Water, gas and electricity prices all went up on 1 April along with a host of other bills, pushing inflation further above the Bank of England’s target of 2%.
Two interest rate cuts were expected this year, but some economists think April’s inflation figure means it is more likely there will be only one, and this could push up mortgage borrowing rates, according to some analysts.
Peter Stimson, director of mortgages at the lender MPowered, commented: “We expected a jump, but what we got was a leap – in both headline and core inflation.
“The surge in inflationary pressure won’t just translate into a slowdown in base rate cuts. We’re in ‘handbrake on’ territory.
“The prospect of the Bank of England reducing its Base Rate again in June has shifted from slim to non-existent.
“With the economy starting to expand at a decent clip, the Bank is now less concerned about stimulating growth. Getting inflation under control, and forcing it back down towards its 2% CPI target, is once again the Bank’s top priority.
“It will have its work cut out, as there are some worrying trends below the surface of today’s inflationary numbers. And while a number of temporary factors make April’s spike look particularly bad, no-one should expect inflation to return to target by itself.
“The swaps market – which determines mortgage interest rates – had already been pricing in a jump in inflation today and a delay in the next Base Rate cut.
“But with Britain’s inflationary problem back with such vengeance, the odds on a Base Rate cut in August have lengthened too. The path towards lower interest rates will be longer and slower than thought as recently as just a few weeks ago.
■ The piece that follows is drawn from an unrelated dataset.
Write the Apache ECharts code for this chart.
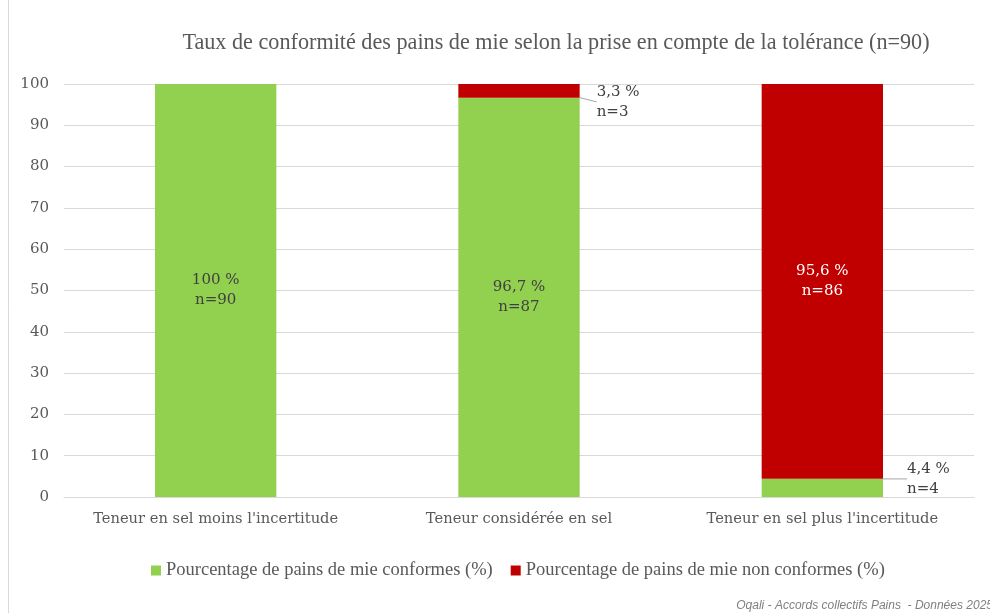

“For anyone planning to buy their first home or remortgage this summer, today’s inflation data will come as a blow.
“For now, mortgage rates have fallen as far as they can and we may even see them creep up over the next few weeks as lenders recalibrate their pricing in response to rising swap rates.”
Also reflected on the hike in inflation, Nathan Emerson, CEO at Propertymark, commented: “The numbers will likely come as a disappointment to many across the country. It remains vital that the UK economy delivers growth, to help keep inflation on track with the Bank of England’s 2% target or below. There is positive news that the wider global economy is responding to a calming down of international trading relationships, which will prove influential to the domestic economy.
“Housing plays a central role in boosting overall growth in the UK, and with the summer months being historically busy for the housing market, it’s likely that momentum will continue throughout this period, despite the economic turbulence across the first quarter of 2025.
“Inflation increasing may deter the Bank of England from dropping interest rates on 19 June; however, when the time is right, we hope to see them fall and more competitive mortgage deals appear across the lending spectrum.”